Gravina, genitori divisi davanti alle bare dei figli

Folla in cattedrale, maxischermi e tv per soddisfare la curiosità di tutti. il Paese si raccoglie per un ultimo saluto. L'omelia del vescovo: "Dovremmo piangere su noi stessi"

Gravina, genitori divisi 
davanti alle bare dei figli

Gravina in Puglia - Gli sguardi non si incrociano mai. Questo è il giorno del dolore diviso. Diecimila persone vicine e loro due distanti: cinque metri di vuoto, la navata centrale della cattedrale in mezzo come se fosse un muro trasparente e insuperabile. Il matrimonio, la separazione, l’affidamento dei figli, le accuse, le denunce, i sospetti. Nell’aria c’è un odio che non finisce neanche con la morte di due figli. Eppure le bare di Ciccio e Tore sono là, al centro: il padre Filippo le guarda dal banco sulla destra. L’ex moglie, Rosa Carlucci, non c’è ancora. Arriva cinque minuti prima che cominci la messa: esce da una macchina scortata, seguita dai poliziotti, con la giacca tirata un po’ in su quasi a coprirsi il volto dallo sguardo di un paese che l’aspetta per vedere come sta, che fa, che dice. Lei che vive da un’altra parte, lei che non è andata neanche alla veglia prima del funerale. È la curiosità che morde l’anima della provincia a caccia di pettegolezzo. L’accompagnano a un ingresso secondario: Rosa entra nella Cattedrale di Gravina dalla sagrestia, aggira il banco dell’ex marito con la testa bassa, si sistema.

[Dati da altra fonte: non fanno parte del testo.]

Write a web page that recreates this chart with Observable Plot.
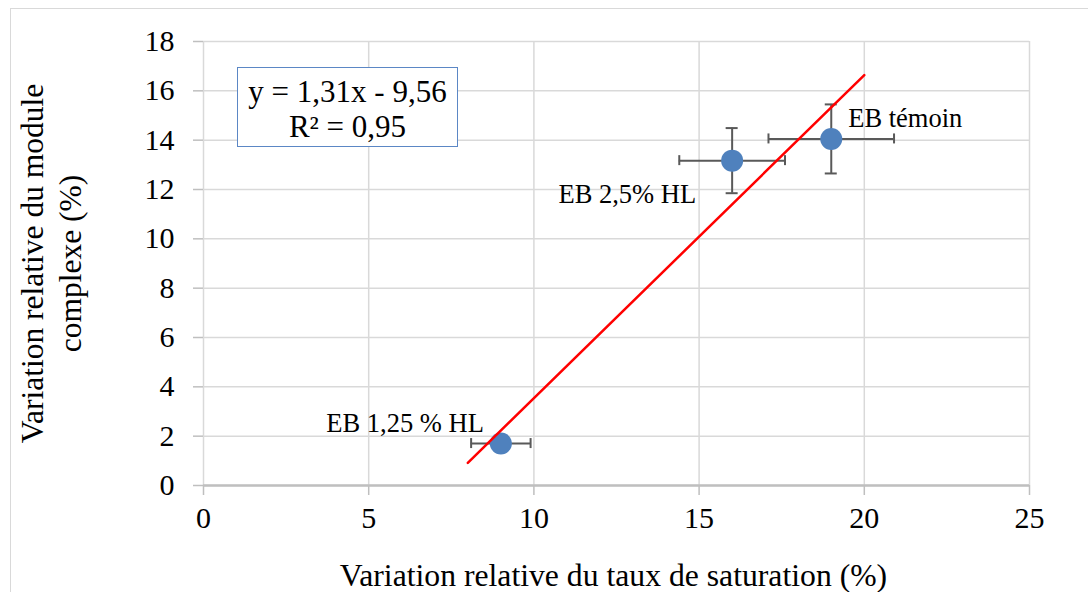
<!DOCTYPE html>
<html>
<head>
<meta charset="utf-8">
<script src="https://cdn.jsdelivr.net/npm/d3@7"></script>
<script src="https://cdn.jsdelivr.net/npm/@observablehq/plot@0.6"></script>
<style>
  html, body { margin: 0; padding: 0; background: #fff; overflow: hidden; }
  #wrap { position: relative; width: 1088px; height: 592px; font-family: "Liberation Serif", "Times New Roman", serif; }
  #frame { position: absolute; left: 10px; top: 8px; width: 1200px; height: 700px; border-left: 1.5px solid #d9d9d9; border-top: 1.5px solid #d9d9d9; }
  #chart { position: absolute; left: 0; top: 0; }
  #chart svg, #chart svg text { font-family: "Liberation Serif", "Times New Roman", serif !important; }
  #eq { position: absolute; left: 237px; top: 67px; width: 219px; height: 72px; padding-top: 6px; border: 1.5px solid #5B87C5; background: #fff; text-align: center; font-size: 31px; line-height: 35px; color: #000; }
</style>
</head>
<body>
<div id="wrap">
  <div id="frame"></div>
  <div id="chart"></div>
  <div id="eq">y = 1,31x - 9,56<br>R² = 0,95</div>
</div>
<script>
// Data
const labels = ["EB témoin", "EB 2,5% HL", "EB 1,25 % HL"];
const xValues = [19.0, 16.0, 9.0];
const yValues = [14.05, 13.17, 1.7];
const xErrors = [1.9, 1.6, 0.9];
const yErrors = [1.4, 1.32, 0];
const xTicks = [0, 5, 10, 15, 20, 25];
const yTicks = [0, 2, 4, 6, 8, 10, 12, 14, 16, 18];
const trendSlope = 1.31;
const trendIntercept = -9.56;
const trendRange = [8, 20];
const xTitle = "Variation relative du taux de saturation (%)";
const yTitle = "Variation relative du module\ncomplexe (%)";

const points = labels.map((label, i) => ({
  label, x: xValues[i], y: yValues[i], ex: xErrors[i], ey: yErrors[i]
}));
const vErr = points.filter(d => d.ey > 0);
const trend = trendRange.map(x => ({x, y: trendSlope * x + trendIntercept}));

// label offsets (pixels) relative to each point
const labelStyle = [
  {dx: 17, dy: -20, anchor: "start"},
  {dx: -36, dy: 34, anchor: "end"},
  {dx: -17, dy: -20, anchor: "end"}
];

const errColor = "#595959";
const font = "Liberation Serif";

const chart = Plot.plot({
  width: 1088,
  height: 592,
  marginLeft: 203,
  marginRight: 59,
  marginTop: 41,
  marginBottom: 107,
  style: {fontFamily: font, fontSize: "30px", color: "#000", background: "transparent", overflow: "visible"},
  x: {domain: [0, 25]},
  y: {domain: [0, 18]},
  marks: [
    Plot.gridX(xTicks, {stroke: "#d9d9d9", strokeOpacity: 1, strokeWidth: 1.5}),
    Plot.gridY(yTicks, {stroke: "#d9d9d9", strokeOpacity: 1, strokeWidth: 1.5}),
    Plot.axisX(xTicks, {tickSize: 10, tickPadding: 11, stroke: "#bfbfbf", strokeWidth: 1.5, fill: "#000", fontSize: 30, fontFamily: font, label: null, tickFormat: d => String(d)}),
    Plot.axisY(yTicks, {tickSize: 10, tickPadding: 19, stroke: "#bfbfbf", strokeWidth: 1.5, fill: "#000", fontSize: 30, fontFamily: font, label: null, tickFormat: d => String(d)}),
    Plot.ruleY([0], {stroke: "#bfbfbf", strokeWidth: 2.5}),
    // horizontal error bars
    Plot.ruleY(points, {y: "y", x1: d => d.x - d.ex, x2: d => d.x + d.ex, stroke: errColor, strokeWidth: 2}),
    Plot.ruleX(points, {x: d => d.x - d.ex, y1: "y", y2: "y", insetTop: -5, insetBottom: -5, stroke: errColor, strokeWidth: 2}),
    Plot.ruleX(points, {x: d => d.x + d.ex, y1: "y", y2: "y", insetTop: -5, insetBottom: -5, stroke: errColor, strokeWidth: 2}),
    // vertical error bars
    Plot.ruleX(vErr, {x: "x", y1: d => d.y - d.ey, y2: d => d.y + d.ey, stroke: errColor, strokeWidth: 2}),
    Plot.ruleY(vErr, {y: d => d.y - d.ey, x1: "x", x2: "x", insetLeft: -6, insetRight: -6, stroke: errColor, strokeWidth: 2}),
    Plot.ruleY(vErr, {y: d => d.y + d.ey, x1: "x", x2: "x", insetLeft: -6, insetRight: -6, stroke: errColor, strokeWidth: 2}),
    Plot.dot(points, {x: "x", y: "y", r: 11, fill: "#4F81BD", stroke: "none"}),
    Plot.line(trend, {x: "x", y: "y", stroke: "#FF0000", strokeWidth: 2.5}),
    ...points.map((d, i) => Plot.text([d], {
      x: "x", y: "y", text: "label",
      dx: labelStyle[i].dx, dy: labelStyle[i].dy,
      textAnchor: labelStyle[i].anchor, lineAnchor: "middle",
      fontSize: 26.5, fontFamily: font, fill: "#000"
    })),
    Plot.text([xTitle], {frameAnchor: "bottom", dx: -3, dy: 90, fontSize: 31.7, fontFamily: font, fill: "#000", lineAnchor: "middle", textAnchor: "middle"}),
    Plot.text([yTitle], {frameAnchor: "left", rotate: -90, dx: -154, fontSize: 31.5, fontFamily: font, lineHeight: 1.22, fill: "#000", lineAnchor: "middle", textAnchor: "middle"})
  ]
});
document.getElementById("chart").appendChild(chart);
</script>
</body>
</html>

Neanche adesso si guardano: per loro è come se questi fossero due funerali diversi con lo stesso copione e gli stessi morti da piangere. Non si cercano e non si trovano, così vicini e incredibilmente lontani. L’ultima sberla a Ciccio e Salvatore viene seguita in diretta, dalle telecamere di Sky e da un maxischermo che trasmette le immagini della funzione sul sagrato della chiesa dove Gravina è arrivata presto per prendere i posti migliori. Il funerale pubblico, sfacciato, mediatico è il rimedio migliore e un po’ grottesco che questo paese ha trovato per chiedere scusa ai fratellini, qualcosa di simile al «perdonateci se non vi abbiamo cercato, ma adesso siamo tutti vicini a voi». Gravina s’è messa in tiro per piangere in diretta. Allora i genitori fanno ancora più impressione. Perché il dolore a due velocità va avanti per un’ora: il padre si dispera, la madre sta zitta; Filippo piange, borbotta, si dimena; Rosa guarda dritta nel vuoto, scende con l’occhio sulle due bare bianche, poi torna su a sentire il vescovo di Gravina pronunciare un’omelia che sa di attenuante posticcia: «Faremmo bene a piangere su noi stessi e sui nostri figli, perché siamo noi che vogliamo questo tipo di società». La società vale quanto il «sistema»: è la formula migliore per non trovare un colpevole, per non dire che la ricerca del mostro ha portato fino in Romania, ma non ha fatto pensare a un incidente.

Il coro in nero è un altro pezzo del reality: venti elementi intonano la voce triste guardando i compagni di classe di Ciccio e Tore, seduti in seconda fila, posizionati perfettamente perché sia chiaro a tutti che Gravina ai suoi figli ci tiene e non permetterà più che accada nulla. Stanno lì perché sentano il padre dei fratellini balbettare ossessivamente i nomi dei figli inghiottiti dalla casa delle cento stanze. È il lamento costante di chi s’è fatto il carcere con l’accusa di essere un assassino. Ad accusarlo, per prima, la donna che sta alla sua sinistra quei cinque metri più in là: l’ex moglie, la madre di Ciccio e Tore. Pappalardi si agita e singhiozza quando il nipote sale sull’altare a leggere un messaggio che Filippo ha scritto con l’aiuto di qualcuno: «Addio Ciccio, addio Salvatore. Le loro grida mi tormentano. Addio piccoli angeli che con il loro spirito hanno chiamato un altro bambino, salvando lui e me, che resto un uomo solo che può continuare a vivere libero nel ricordo di tanti giorni felici vissuti insieme. Il vostro papà». L’applauso immediato fa parte del programma, della sceneggiatura di questa giornata, della fenomenologia da diretta.

È l’ultimo messaggio, prima che il corteo si trascini verso il cimitero. Con il padre in prima fila che si regge a fatica, la madre nelle retrovie, silenziosa e quasi assente. Ancora lontani. Si possono spegnere le telecamere.